Note: You are not actually going to KNIT or PURL with the tapestry needle, but rather use it from either the left side or the right side of the stitch leg that faces you. You will go THROUGH the stitch with the tapestry needle as if you were going to "gather up the loops".

So here are some new terms, and just for us. Other people explain it differently, and it would get lengthy and cumbersome to type all of that, over and over and over…which is unnecessary. After you do this a time or two, you will never forget it.

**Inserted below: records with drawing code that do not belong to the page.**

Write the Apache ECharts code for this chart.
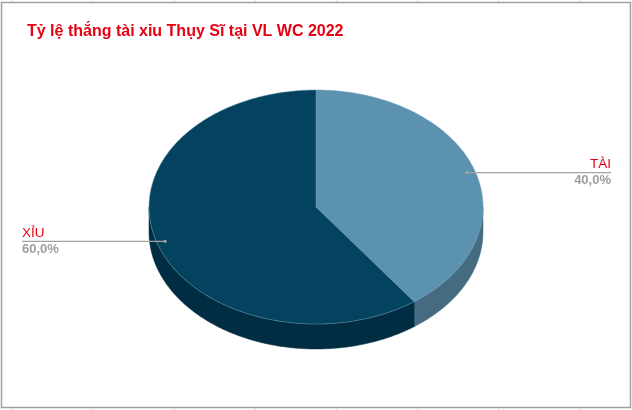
<!DOCTYPE html>
<html>
<head>
<meta charset="utf-8">
<style>html,body{margin:0;padding:0;background:#fff}#c{width:632px;height:410px}</style>
<script src="https://cdn.jsdelivr.net/npm/echarts@6/dist/echarts.min.js"></script>
</head>
<body>
<div id="c"></div>
<script>
const titleText = 'Tỷ lệ thắng tài xỉu Thụy Sĩ tại VL WC 2022';
const categories = ['TÀI', 'XỈU'];
const seriesValues = [40, 60];

const CX = 316, CY = 207, RX = 167, RY = 117, DEPTH = 25;
const topColors = ['#5a92b0', '#03435f'];
const sideColors = ['#446b80', '#002d42'];
const labelLayout = [
  { x: 611, align: 'right' },
  { x: 22, align: 'left' }
];
const total = seriesValues.reduce((a, b) => a + b, 0);
const startOf = i => seriesValues.slice(0, i).reduce((a, b) => a + b, 0) / total * Math.PI * 2;
const px = a => CX + RX * Math.sin(a);
const py = a => CY - RY * Math.cos(a);

function arc(a0, a1, dy, reverse) {
  const n = Math.max(2, Math.ceil((a1 - a0) / 0.01));
  const pts = [];
  for (let k = 0; k <= n; k++) {
    const a = a0 + (a1 - a0) * k / n;
    pts.push([px(a), py(a) + dy]);
  }
  return reverse ? pts.reverse() : pts;
}

function renderSlice(params, api) {
  const i = params.dataIndex;
  const value = api.value(0);
  const a0 = startOf(i), a1 = a0 + value / total * Math.PI * 2;
  const children = [];
  const s0 = Math.max(a0, Math.PI / 2), s1 = Math.min(a1, Math.PI * 1.5);
  if (s1 > s0) {
    children.push({
      type: 'polygon', z2: 1,
      shape: { points: arc(s0, s1, 0).concat(arc(s0, s1, DEPTH, true)) },
      style: { fill: sideColors[i], stroke: sideColors[i], lineWidth: 0.5 }
    });
  }
  children.push({
    type: 'polygon', z2: 2,
    shape: { points: [[CX, CY]].concat(arc(a0, a1, 0)) },
    style: { fill: topColors[i], stroke: '#6f9db6', lineWidth: 0.5 }
  });
  const mid = (a0 + a1) / 2;
  const dotX = CX + RX * 0.95 * Math.sin(mid), dotY = CY - RY * 0.95 * Math.cos(mid);
  const L = labelLayout[i];
  children.push({
    type: 'polyline', z2: 3,
    shape: { points: [[dotX, dotY], [L.x, dotY]] },
    style: { stroke: '#a3a3a3', lineWidth: 1.2, fill: null }
  });
  children.push({
    type: 'circle', z2: 4,
    shape: { cx: dotX, cy: dotY, r: 1.6 },
    style: { fill: '#a3a3a3' }
  });
  children.push({
    type: 'text', z2: 5,
    style: { text: categories[i], x: L.x, y: dotY - 1, align: L.align, verticalAlign: 'bottom',
      fill: '#e60012', font: '13.5px "Liberation Sans", Arial, sans-serif' }
  });
  children.push({
    type: 'text', z2: 5,
    style: { text: (value / total * 100).toFixed(1).replace('.', ',') + '%', x: L.x, y: dotY + 1.5, align: L.align, verticalAlign: 'top',
      fill: '#9e9e9e', font: 'bold 13px "Liberation Sans", Arial, sans-serif' }
  });
  return { type: 'group', children };
}

const gridTicks = [];
for (let x = 12; x < 632; x += 81.1) {
  gridTicks.push({ type: 'line', silent: true, shape: { x1: x, y1: 0, x2: x, y2: 2 }, style: { stroke: '#d8d8d8', lineWidth: 1 } });
  gridTicks.push({ type: 'line', silent: true, shape: { x1: x, y1: 408, x2: x, y2: 410 }, style: { stroke: '#d8d8d8', lineWidth: 1 } });
}

const chart = echarts.init(document.getElementById('c'), null, { renderer: 'canvas' });
chart.setOption({
  animation: false,
  backgroundColor: '#ffffff',
  title: {
    text: titleText, left: 22, top: 19,
    textStyle: { color: '#e60012', fontFamily: '"Liberation Sans", Arial, sans-serif', fontSize: 16, fontWeight: 'bold' }
  },
  graphic: [{
    type: 'rect', silent: true,
    shape: { x: 1.5, y: 2.5, width: 629, height: 405 },
    style: { fill: 'none', stroke: '#a0a0a0', lineWidth: 1.5 }
  }].concat(gridTicks),
  series: [{
    type: 'custom',
    coordinateSystem: 'none',
    silent: true,
    renderItem: renderSlice,
    data: seriesValues.map((v, i) => ({ name: categories[i], value: [v] }))
  }]
});
</script>
</body>
</html>
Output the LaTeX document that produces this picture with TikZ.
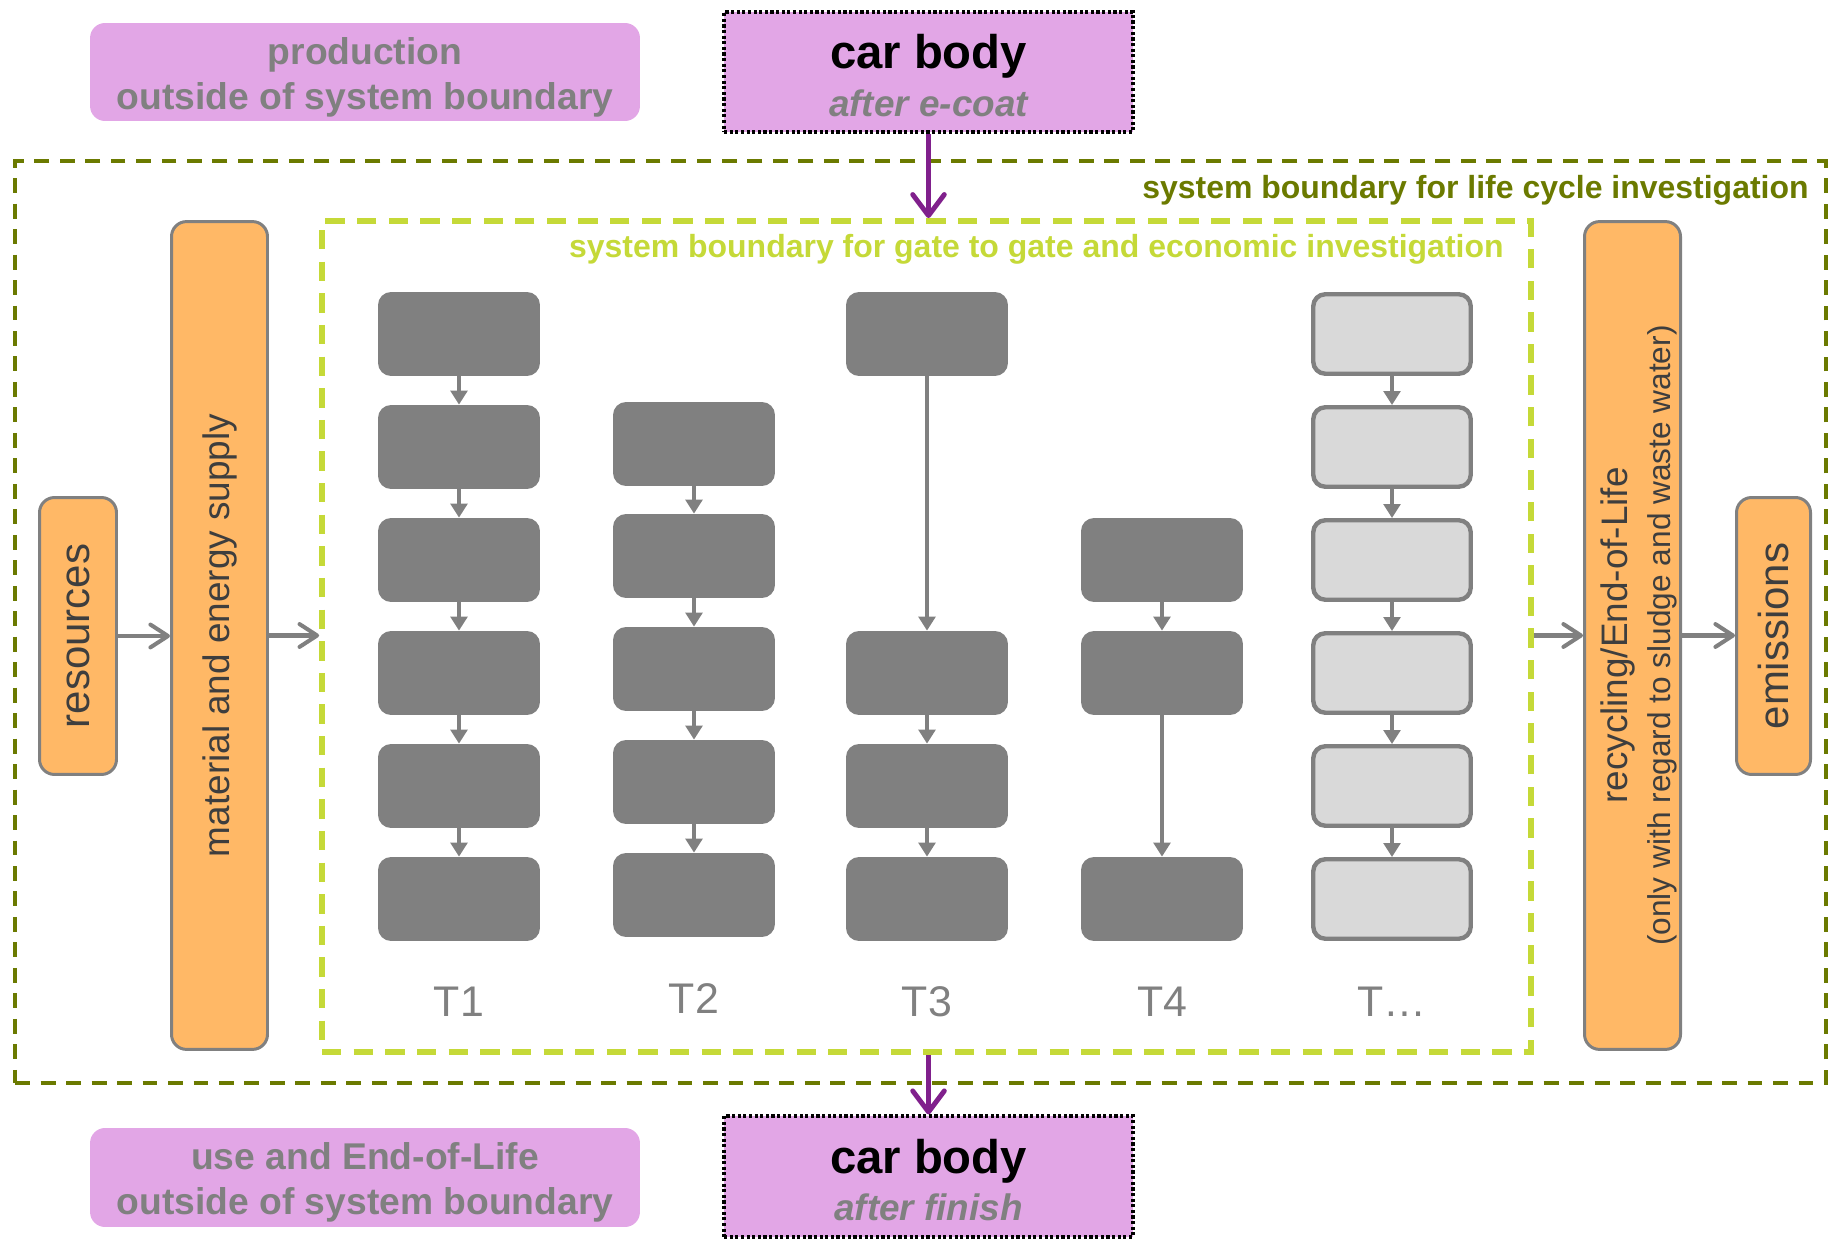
\documentclass[tikz,border=0pt]{standalone}
\usepackage{fontspec}
\setmainfont{Liberation Sans}
\usetikzlibrary{arrows.meta}
\definecolor{pinkbox}{RGB}{226,166,230}
\definecolor{tgray}{RGB}{128,128,128}
\definecolor{orangeB}{RGB}{255,184,102}
\definecolor{oliveB}{RGB}{107,122,0}
\definecolor{limeB}{RGB}{197,217,56}
\definecolor{purpleB}{RGB}{128,32,140}
\definecolor{lightbox}{RGB}{217,217,217}
\definecolor{otext}{RGB}{62,62,62}
\begin{document}
\begin{tikzpicture}[x=0.02cm,y=-0.02cm,
  procbox/.style={rectangle, rounded corners=0.26cm, fill=tgray, minimum width=3.24cm, minimum height=1.68cm, inner sep=0pt},
  lightproc/.style={rectangle, rounded corners=0.24cm, fill=lightbox, draw=tgray, line width=2.5pt, minimum width=3.15cm, minimum height=1.59cm, inner sep=0pt},
  flow/.style={draw=tgray, line width=2.6pt, -{Triangle[length=8pt,width=9.5pt]}},
  orangebox/.style={rectangle, rounded corners=0.3cm, fill=orangeB, draw=tgray, line width=1.7pt, inner sep=0pt},
  pinkround/.style={rectangle, rounded corners=0.3cm, fill=pinkbox, minimum width=11cm, inner sep=0pt},
  pinktext/.style={inner sep=0pt, align=center, text=tgray, font=\fontsize{21.2}{25.6}\selectfont\bfseries, yshift=-0.1cm},
  carbox/.style={rectangle, fill=pinkbox, draw=black, line width=1.8pt, dash pattern=on 1.8pt off 1.4pt, minimum width=8.18cm, inner sep=0pt},
  cartext/.style={inner sep=0pt, align=center, font=\fontsize{21}{27}\selectfont\bfseries, yshift=-0.07cm},
  garrow/.style={draw=tgray, line width=2.3pt, -{Straight Barb[length=10pt,width=13pt,round]}},
  parrow/.style={draw=purpleB, line width=2.8pt, -{Straight Barb[length=12pt,width=18pt,round]}},
  blabel/.style={inner sep=0pt, anchor=east, font=\fontsize{18.2}{22}\selectfont\bfseries},
  tlabel/.style={inner sep=0pt, text=tgray, font=\fontsize{24.4}{28}\selectfont},
  vtext/.style={rotate=90, text=otext, align=center}
]
\useasboundingbox (0,0) rectangle (1829,1239);

% boundaries
\node[draw=oliveB, line width=2pt, dash pattern=on 8.5pt off 6pt, minimum width=36.22cm, minimum height=18.44cm, inner sep=0pt] (outer) at (920.5,622) {};
\node[draw=limeB, line width=3.4pt, dash pattern=on 11pt off 7pt, minimum width=24.18cm, minimum height=16.62cm, inner sep=0pt] (inner) at (926.5,636.5) {};
\node[blabel, text=oliveB] (lclabel) at (1809,190) {system boundary for life cycle investigation};
\node[blabel, text=limeB] (gglabel) at (1504,249) {system boundary for gate to gate and economic investigation};

% pink boxes
\node[pinkround, minimum height=1.96cm,
  label={[pinktext]center:production\\outside of system boundary}] (prod) at (365,72) {};
\node[pinkround, minimum height=1.98cm,
  label={[pinktext]center:use and End-of-Life\\outside of system boundary}] (use) at (365,1177.5) {};
\node[carbox, minimum height=2.4cm,
  label={[cartext]center:{\fontsize{26.9}{30}\selectfont car body}\\{\color{tgray}\itshape after e-coat}}] (cartop) at (928.5,72) {};
\node[carbox, minimum height=2.42cm,
  label={[cartext]center:{\fontsize{26.9}{30}\selectfont car body}\\{\color{tgray}\itshape after finish}}] (carbot) at (928.5,1176.5) {};

% orange boxes
\node[orangebox, minimum width=1.54cm, minimum height=5.54cm,
  label={[vtext, font=\fontsize{23.9}{28}\selectfont]center:resources}] (res) at (78,636) {};
\node[orangebox, minimum width=1.92cm, minimum height=16.56cm,
  label={[vtext, font=\fontsize{21}{25}\selectfont]center:material and energy supply}] (mat) at (219.5,635.5) {};
\node[orangebox, minimum width=1.92cm, minimum height=16.56cm,
  label={[vtext, font=\fontsize{21}{24.5}\selectfont, yshift=-0.12cm]center:recycling/End-of-Life\\{\fontsize{18}{24.5}\selectfont (only with regard to sludge and waste water)}}] (rec) at (1632.5,635.5) {};
\node[orangebox, minimum width=1.48cm, minimum height=5.54cm,
  label={[vtext, font=\fontsize{23.9}{28}\selectfont]center:emissions}] (emi) at (1773.5,636) {};

% flows between outer blocks
\draw[garrow] (res.east) -- (res.east -| mat.west);
\draw[garrow] (mat.east) -- (mat.east -| inner.west);
\draw[garrow] (inner.east |- rec.west) -- (rec.west);
\draw[garrow] (rec.east) -- (rec.east -| emi.west);
\draw[parrow] (cartop.south) -- (cartop.south |- inner.north);
\draw[parrow] (inner.south -| carbot.north) -- (carbot.north);

% T1
\foreach \i/\y in {1/334,2/447,3/560,4/673,5/786,6/899}
  \node[procbox] (a\i) at (459,\y) {};
\foreach \i/\j in {1/2,2/3,3/4,4/5,5/6}
  \draw[flow] (a\i.south) -- (a\j.north);
% T2
\foreach \i/\y in {1/444,2/556,3/669,4/782,5/895}
  \node[procbox] (b\i) at (694,\y) {};
\foreach \i/\j in {1/2,2/3,3/4,4/5}
  \draw[flow] (b\i.south) -- (b\j.north);
% T3
\foreach \i/\y in {1/334,4/673,5/786,6/899}
  \node[procbox] (c\i) at (927,\y) {};
\foreach \i/\j in {1/4,4/5,5/6}
  \draw[flow] (c\i.south) -- (c\j.north);
% T4
\foreach \i/\y in {3/560,4/673,6/899}
  \node[procbox] (d\i) at (1162,\y) {};
\foreach \i/\j in {3/4,4/6}
  \draw[flow] (d\i.south) -- (d\j.north);
% T...
\foreach \i/\y in {1/334,2/447,3/560,4/673,5/786,6/899}
  \node[lightproc] (e\i) at (1392,\y) {};
\foreach \i/\j in {1/2,2/3,3/4,4/5,5/6}
  \draw[flow] (e\i.south) -- (e\j.north);

% column labels
\node[tlabel] (t1) at (459,1002) {T1};
\node[tlabel] (t2) at (694,999) {T2};
\node[tlabel] (t3) at (927,1002) {T3};
\node[tlabel] (t4) at (1162,1002) {T4};
\node[tlabel] (t5) at (1392,1002) {T…};
\end{tikzpicture}
\end{document}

ALSO—you may have heard this terminology---“same off, opposite on”…which is terminology that others use to describe the process of Kitchener. It means that if you are knitting (with the tapestry needle) on the first stitch on the front needle (remember knits are facing you), then you will, after knitting it, drop it off the needle (designated as (drop) here). Likewise, if you purl the stitch on the back needle, you will drop it off. However, if you purl on the front needle, you will leave it on the needle, and if you knit a stitch on the back needle, you will leave it on…that’s what it means…SAME OFF, OPPOSITE ON.

Are you ready?

Deep breath.

It’s really not as hard as it sounds

Do each step slowly. When you are confident you understand the repetition, you can go for it.

To begin:

With the tapestry needle, pfn, *kbn, kfn (drop) pfn, pbn (drop), repeat from * all the way across both needles until you have just one stitch left on the back needle, pbn and drop.

Very important that you make sure that you are weaving the correct stitch at the correct time. This is why you don’t want to set it down, because you will forget where you are…trust me, I’ve tried this over and over again, and tried to come back to it, and ended up with holes—and you don’t want a hole in your work!

Now, after you do that last stitch, the loops will be very loose. Here’s where you’re going to go back to the beginning and snug up the stitches, and why I told you to use a red life line. The loops should always be between the red life line. As you go snugging, (use the tapestry needle to help) the loop will get bigger and bigger, just hold it to the side of the work where you’ve finished, and grab the next side of the loop. After about 10 sts, the finished product will appear before your eyes like magic, and it will look just as if you knit it. If you look at your knitting (stockinette) you will see that the yarn weaves up and down the stitch below and above. This weaving technique is just exactly the same. It is just too cool to describe. Go all the way across snugging up all the stitches, just so that they look like stockinette. When you get to the last stitch, snug it up too, then return the tapestry needle to the yarn and finish off the end, weaving it to the inside of the work and back and forth through the stitches on the inside.

That’s it!

Now before you say “OMG! That’s so much to remember!" Keep in mind that I’m being “wordy” here. If I had you in front of me, I would say “here” a lot. Showing you would be one of these AHA! Moments. If you still feel intimidated, or it doesn’t look right after you've worked the stitches, you can always remove it and try again--that’s why the lifeline!!

When you're done, you can pull out the lifeline and admire your work!